# TASK OBJECTIVE:
Your copy should hold exactly the lines from the one containing "Rebuild this chart as a Python" to the one containing "return 1 - (v - OFF) / FH", inclusive, with no pictures.

**** RECORDS FOR THIS EXERCISE

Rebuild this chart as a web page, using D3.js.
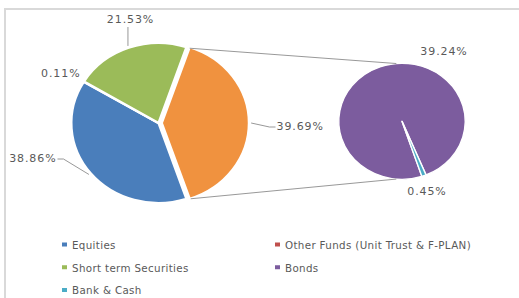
<!DOCTYPE html>
<html>
<head>
<meta charset="utf-8">
<script src="https://cdn.jsdelivr.net/npm/d3@7"></script>
<style>
  body { margin: 0; background: #fff; }
  text { font-family: "DejaVu Sans", sans-serif; fill: #595959; }
</style>
</head>
<body>
<div id="js-chart"></div>
<script>
//  Data
var mainNames  = ["Equities", "Other Funds (Unit Trust & F-PLAN)", "Short term Securities", "Other"];
var mainValues = [38.86, 0.11, 21.53, 39.69];
var subNames   = ["Bonds", "Bank & Cash"];
var subValues  = [39.24, 0.45];
var legendNames = ["Equities", "Other Funds (Unit Trust & F-PLAN)", "Short term Securities", "Bonds", "Bank & Cash"];

//  Colours
var colors = {
  "Equities": "#4a7ebb",
  "Other Funds (Unit Trust & F-PLAN)": "#c0504d",
  "Short term Securities": "#9bbb59",
  "Other": "#f0923f",
  "Bonds": "#7c5c9e",
  "Bank & Cash": "#4bacc6"
};

// ---------------------------------------------------------------------------------- //
var width = 519, height = 298;
var pi = Math.PI;
var sx = 1.09;             // picture is slightly stretched sideways

var mainC = {x: 158.5, y: 123, r: 80};
var subC  = {x: 402,   y: 121.3, r: 58};
var explode = 3;

var svg = d3.select("#js-chart")
  .append("svg")
  .attr("width", width)
  .attr("height", height);

//  Frame
svg.append("path")
  .attr("d", "M5," + height + "V9H" + width)
  .attr("fill", "none")
  .attr("stroke", "#d9d9d9")
  .attr("stroke-width", 2);

// ---------------------------------------------------------------------------------- //
//  Main pie, "Other" slice centred at 3 o'clock
var total = d3.sum(mainValues);
var otherFrac = mainValues[3] / total;
var startA = pi / 2 + otherFrac * pi;

var mainPie = d3.pie().sort(null).startAngle(startA).endAngle(startA + 2 * pi);
var mainArcs = mainPie(mainValues);
var arc = d3.arc().innerRadius(0).outerRadius(mainC.r);

function pt(c, a, r, dx) {
  return [c.x + (dx || 0) + Math.sin(a) * r * sx, c.y - Math.cos(a) * r];
}

var gMain = svg.append("g")
  .attr("transform", "translate(" + mainC.x + "," + mainC.y + ") scale(" + sx + ",1)");

gMain.selectAll("path")
  .data(mainArcs)
  .enter().append("path")
  .attr("d", arc)
  .attr("transform", function(d, i) {
    if (i != 3) return null;
    var m = (d.startAngle + d.endAngle) / 2;
    return "translate(" + (Math.sin(m) * explode) + "," + (-Math.cos(m) * explode) + ")";
  })
  .attr("fill", function(d, i) { return colors[mainNames[i]]; })
  .attr("stroke", "#fff")
  .attr("stroke-width", 2.2)
  .attr("stroke-linejoin", "round");

// ---------------------------------------------------------------------------------- //
//  Secondary pie
var subStart = 161.7 * pi / 180;
var subPie = d3.pie().sort(null).startAngle(subStart).endAngle(subStart + 2 * pi);
var subArcs = subPie(subValues);
var subArc = d3.arc().innerRadius(0).outerRadius(subC.r);

var gSub = svg.append("g")
  .attr("transform", "translate(" + subC.x + "," + subC.y + ") scale(" + sx + ",1)");

gSub.selectAll("path")
  .data(subArcs)
  .enter().append("path")
  .attr("d", subArc)
  .attr("fill", function(d, i) { return colors[subNames[i]]; })
  .attr("stroke", "#fff")
  .attr("stroke-width", 1.3)
  .attr("stroke-linejoin", "round");

// ---------------------------------------------------------------------------------- //
//  Connector lines between the pies
var o = mainArcs[3];
var ex = explode * sx;
var p1 = pt(mainC, o.startAngle, mainC.r, ex);
var p2 = pt(mainC, o.endAngle, mainC.r, ex);
var q1 = pt(subC, -0.09, subC.r);
var q2 = pt(subC, pi + 0.09, subC.r);

svg.append("line")
  .attr("x1", p1[0]).attr("y1", p1[1] + 1)
  .attr("x2", q1[0]).attr("y2", q1[1])
  .attr("stroke", "#8c8c8c").attr("stroke-width", 0.9);
svg.append("line")
  .attr("x1", p2[0] + 1).attr("y1", p2[1])
  .attr("x2", q2[0]).attr("y2", q2[1])
  .attr("stroke", "#8c8c8c").attr("stroke-width", 0.9);

// ---------------------------------------------------------------------------------- //
//  Data labels (layout: label anchor relative to pie centre)
function fmt(v) { return v.toFixed(2) + "%"; }

var mainLabelPos = [
  {dx: -102, dy: 39, anchor: "end", leader: "elbow"},
  {dx: -78,  dy: -46, anchor: "end", leader: null},
  {dx: -28,  dy: -100, anchor: "middle", leader: "up"},
  {dx: 118,  dy: 7,  anchor: "start", leader: "elbow"}
];

mainArcs.forEach(function(d, i) {
  var lp = mainLabelPos[i];
  var lx = mainC.x + lp.dx, ly = mainC.y + lp.dy;
  var m = (d.startAngle + d.endAngle) / 2;
  var rim = pt(mainC, m, mainC.r + 2, i == 3 ? ex : 0);
  if (lp.leader == "elbow") {
    var dir = lp.anchor == "end" ? 1 : -1;
    svg.append("polyline")
      .attr("points", [rim, [lx + dir * 7, ly - 3], [lx + dir * 1, ly - 3]].join(" "))
      .attr("fill", "none")
      .attr("stroke", "#8c8c8c")
      .attr("stroke-width", 0.9);
  } else if (lp.leader == "up") {
    svg.append("line")
      .attr("x1", rim[0]).attr("y1", rim[1])
      .attr("x2", rim[0]).attr("y2", ly + 4)
      .attr("stroke", "#8c8c8c")
      .attr("stroke-width", 0.9);
  }
  svg.append("text")
    .attr("x", lx).attr("y", ly)
    .attr("text-anchor", lp.anchor)
    .style("font-size", "11px")
    .style("letter-spacing", "0.9px")
    .text(fmt(mainValues[i]));
});

var subLabelPos = [
  {dx: 42, dy: -66},
  {dx: 25, dy: 74}
];

subArcs.forEach(function(d, i) {
  var lp = subLabelPos[i];
  svg.append("text")
    .attr("x", subC.x + lp.dx).attr("y", subC.y + lp.dy)
    .attr("text-anchor", "middle")
    .style("font-size", "11px")
    .style("letter-spacing", "0.9px")
    .text(fmt(subValues[i]));
});

// ---------------------------------------------------------------------------------- //
//  Legend
var legendX = d3.scalePoint().domain([0, 1]).range([62, 275]);
var legendY = d3.scalePoint().domain([0, 1, 2]).range([245, 290.5]);

var items = svg.selectAll("g.legend")
  .data(legendNames)
  .enter().append("g")
  .attr("class", "legend")
  .attr("transform", function(d, i) {
    return "translate(" + legendX(i % 2) + "," + legendY(Math.floor(i / 2)) + ")";
  });

items.append("rect")
  .attr("x", 0).attr("y", -2.5)
  .attr("width", 5).attr("height", 4)
  .attr("fill", function(d) { return colors[d]; });

items.append("text")
  .attr("x", 10).attr("y", 3.8)
  .style("font-size", "10.3px")
  .style("letter-spacing", "0.35px")
  .text(function(d) { return d; });
</script>
</body>
</html>
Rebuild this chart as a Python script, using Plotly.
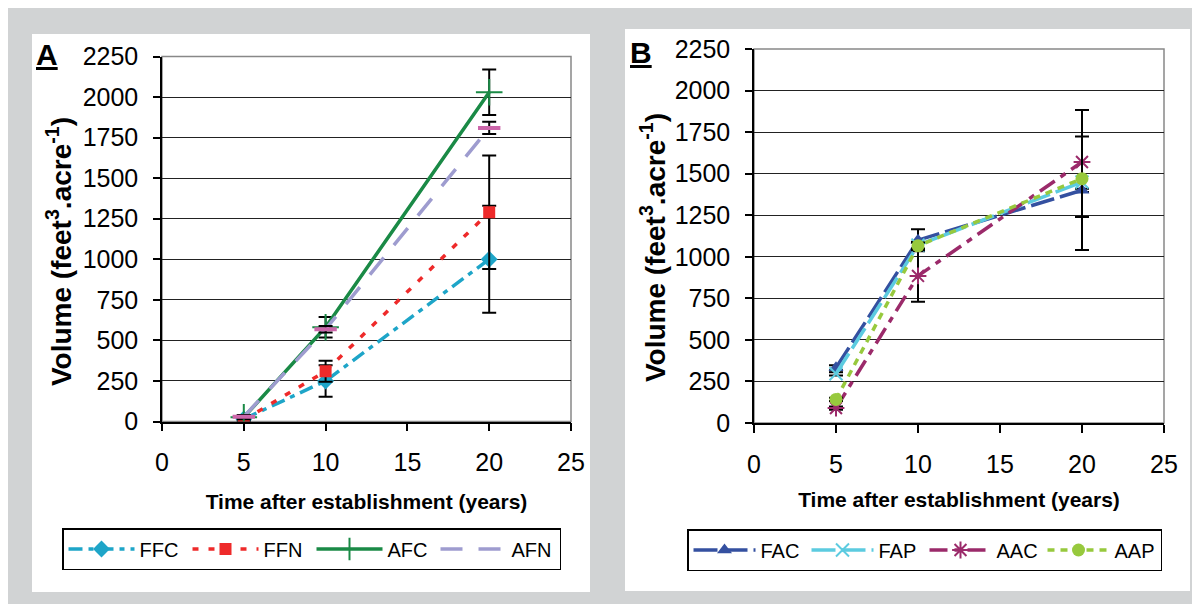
import plotly.graph_objects as go

# the page body keeps its 8px margin, so the figure sits at (8, 8)
FW, FH = 1184, 596
OFF = 8

# ---- data ----
years = [5, 10, 20]

ffc = [15, 250, 1000]
ffc_err = [10, 97, 330]
ffn = [10, 310, 1290]
ffn_err = [10, 65, 350]
afc = [26, 581, 2030]
afc_err = [12, 63, 140]
afn = [30, 569, 1810]
afn_err = [10, 20, 38]

fac = [332, 1100, 1400]
fac_err = [15, 66, 10]
fap = [296, 1070, 1450]
fap_err_up = [10, 20, 433]
fap_err_down = [10, 20, 409]
aac = [90, 885, 1570]
aac_err = [10, 155, 0]
aap = [142, 1066, 1470]
aap_err_up = [10, 20, 253]
aap_err_down = [10, 20, 230]

x_ticks = [0, 5, 10, 15, 20, 25]
y_ticks = [0, 250, 500, 750, 1000, 1250, 1500, 1750, 2000, 2250]


def px_x(v):
    # screen pixel -> paper fraction
    return (v - OFF) / FW


def px_y(v):
    return 1 - (v - OFF) / FH


def err(arr, arr_minus=None):
    d = dict(type='data', array=arr, color='black', thickness=2, width=7)
    if arr_minus is not None:
        d['arrayminus'] = arr_minus
    return d


FONT = 'Liberation Sans, Arial, sans-serif'

fig = go.Figure()

# panel A
fig.add_trace(go.Scatter(
    name='FFC', x=years, y=ffc, mode='lines+markers',
    line=dict(color='#1ea5c8', width=3.5, dash='14px,6px,5px,6px'),
    marker=dict(symbol='diamond', size=13, color='#1ea5c8'),
    error_y=err(ffc_err), xaxis='x', yaxis='y', legend='legend'))
fig.add_trace(go.Scatter(
    name='FFN', x=years, y=ffn, mode='lines+markers',
    line=dict(color='#ee2a2a', width=3.5, dash='6px,10px'),
    marker=dict(symbol='square', size=12, color='#ee2a2a'),
    error_y=err(ffn_err), xaxis='x', yaxis='y', legend='legend'))
fig.add_trace(go.Scatter(
    name='AFC', x=years, y=afc, mode='lines+markers',
    line=dict(color='#1a8a46', width=3.5),
    marker=dict(symbol='cross-thin', size=19, color='#1a8a46',
                line=dict(color='#1a8a46', width=2)),
    error_y=err(afc_err), xaxis='x', yaxis='y', legend='legend'))
fig.add_trace(go.Scatter(
    name='AFN', x=years, y=afn, mode='lines',
    line=dict(color='#9e9ccf', width=3.5, dash='22px,16px'),
    xaxis='x', yaxis='y', legend='legend'))
fig.add_trace(go.Scatter(
    name='AFN', x=years, y=afn, mode='markers', showlegend=False,
    marker=dict(symbol='line-ew', size=16, color='#cc66aa',
                line=dict(color='#cc66aa', width=4)),
    error_y=err(afn_err), xaxis='x', yaxis='y'))

# panel B
fig.add_trace(go.Scatter(
    name='FAC', x=years, y=fac, mode='lines+markers',
    line=dict(color='#3450a0', width=3.5, dash='24px,6px'),
    marker=dict(symbol='triangle-up', size=13, color='#3450a0'),
    error_y=err(fac_err), xaxis='x2', yaxis='y2', legend='legend2'))
fig.add_trace(go.Scatter(
    name='FAP', x=years, y=fap, mode='lines+markers',
    line=dict(color='#5ccbe0', width=3.5, dash='24px,6px'),
    marker=dict(symbol='x-thin', size=13, color='#5ccbe0',
                line=dict(color='#5ccbe0', width=2)),
    error_y=err(fap_err_up, fap_err_down), xaxis='x2', yaxis='y2', legend='legend2'))
fig.add_trace(go.Scatter(
    name='AAC', x=years, y=aac, mode='lines+markers',
    line=dict(color='#9b2a6a', width=3.5, dash='18px,7px,6px,7px'),
    marker=dict(symbol='asterisk', size=14, color='#9b2a6a',
                line=dict(color='#9b2a6a', width=2)),
    error_y=err(aac_err), xaxis='x2', yaxis='y2', legend='legend2'))
fig.add_trace(go.Scatter(
    name='AAP', x=years, y=aap, mode='lines+markers',
    line=dict(color='#97c93d', width=3.5, dash='7px,6px'),
    marker=dict(symbol='circle', size=13, color='#97c93d'),
    error_y=err(aap_err_up, aap_err_down), xaxis='x2', yaxis='y2', legend='legend2'))

tick_font = dict(family=FONT, size=25, color='black')
xtitle_text = '<b>Time after establishment (years)</b>'
xtitle_font = dict(family=FONT, size=21, color='black')
ytitle_text = '<b>Volume (feet<sup>3</sup>.acre<sup>-1</sup>)</b>'
ytitle_font = dict(family=FONT, size=28, color='black')

xcommon = dict(range=[0, 25], tickvals=x_ticks, ticks='outside', ticklen=8,
               tickcolor='black', tickwidth=1.5, showline=True, linecolor='black',
               linewidth=1.5, showgrid=False, zeroline=False, tickfont=tick_font,
               ticklabelstandoff=10, automargin=False)
ycommon = dict(range=[0, 2250], tickvals=y_ticks, ticks='outside', ticklen=7,
               tickcolor='black', tickwidth=1.5, showline=True, linecolor='black',
               linewidth=1.5, showgrid=True, gridcolor='#222', gridwidth=1,
               zeroline=False, tickfont=tick_font, ticklabelstandoff=10,
               automargin=False)

legend_common = dict(orientation='h', xanchor='left', yanchor='middle',
                     bordercolor='black', borderwidth=1.5, bgcolor='white',
                     font=dict(family=FONT, size=20, color='black'),
                     tracegroupgap=0)

fig.update_layout(
    template='none',
    width=FW, height=FH,
    margin=dict(l=0, r=0, t=0, b=0),
    paper_bgcolor='#d1d3d4', plot_bgcolor='rgba(0,0,0,0)',
    showlegend=True,
    xaxis=dict(xcommon, domain=[px_x(162), px_x(571)], anchor='y',
               title=dict(text=xtitle_text, font=xtitle_font, standoff=19)),
    yaxis=dict(ycommon, domain=[px_y(421.5), px_y(56.5)], anchor='x'),
    xaxis2=dict(xcommon, domain=[px_x(754), px_x(1164)], anchor='y2',
                title=dict(text=xtitle_text, font=xtitle_font, standoff=16)),
    yaxis2=dict(ycommon, domain=[px_y(423), px_y(49)], anchor='x2'),
    legend=dict(legend_common, x=px_x(62), y=px_y(549),
                itemwidth=66, entrywidth=43),
    legend2=dict(legend_common, x=px_x(687), y=px_y(550),
                 itemwidth=62, entrywidth=41),
    shapes=[
        dict(type='rect', xref='paper', yref='paper', x0=px_x(32), x1=px_x(590),
             y0=px_y(592), y1=px_y(34), fillcolor='white', line_width=0, layer='below'),
        dict(type='rect', xref='paper', yref='paper', x0=px_x(625), x1=px_x(1190),
             y0=px_y(591), y1=px_y(29), fillcolor='white', line_width=0, layer='below'),
        dict(type='rect', xref='x domain', yref='y domain', x0=0, x1=1, y0=0, y1=1,
             line=dict(color='#888', width=1.5), layer='below'),
        dict(type='rect', xref='x2 domain', yref='y2 domain', x0=0, x1=1, y0=0, y1=1,
             line=dict(color='#888', width=1.5), layer='below'),
    ],
    annotations=[
        dict(text='<b><u>A</u></b>', xref='paper', yref='paper', x=px_x(34), y=px_y(36),
             xanchor='left', yanchor='top', showarrow=False,
             font=dict(family=FONT, size=30, color='black')),
        dict(text='<b><u>B</u></b>', xref='paper', yref='paper', x=px_x(628), y=px_y(34),
             xanchor='left', yanchor='top', showarrow=False,
             font=dict(family=FONT, size=30, color='black')),
        dict(text=ytitle_text, xref='paper', yref='paper', x=px_x(59), y=px_y(252),
             xanchor='center', yanchor='middle', textangle=-90, showarrow=False,
             font=ytitle_font),
        dict(text=ytitle_text, xref='paper', yref='paper', x=px_x(653), y=px_y(248),
             xanchor='center', yanchor='middle', textangle=-90, showarrow=False,
             font=ytitle_font),
    ],
)

fig.write_html("out.html")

********

# WRITTEN RESPONSE:
Rebuild this chart as a Python script, using Plotly.
import plotly.graph_objects as go

# the page body keeps its 8px margin, so the figure sits at (8, 8)
FW, FH = 1184, 596
OFF = 8

# ---- data ----
years = [5, 10, 20]

ffc = [15, 250, 1000]
ffc_err = [10, 97, 330]
ffn = [10, 310, 1290]
ffn_err = [10, 65, 350]
afc = [26, 581, 2030]
afc_err = [12, 63, 140]
afn = [30, 569, 1810]
afn_err = [10, 20, 38]

fac = [332, 1100, 1400]
fac_err = [15, 66, 10]
fap = [296, 1070, 1450]
fap_err_up = [10, 20, 433]
fap_err_down = [10, 20, 409]
aac = [90, 885, 1570]
aac_err = [10, 155, 0]
aap = [142, 1066, 1470]
aap_err_up = [10, 20, 253]
aap_err_down = [10, 20, 230]

x_ticks = [0, 5, 10, 15, 20, 25]
y_ticks = [0, 250, 500, 750, 1000, 1250, 1500, 1750, 2000, 2250]


def px_x(v):
    # screen pixel -> paper fraction
    return (v - OFF) / FW


def px_y(v):
    return 1 - (v - OFF) / FH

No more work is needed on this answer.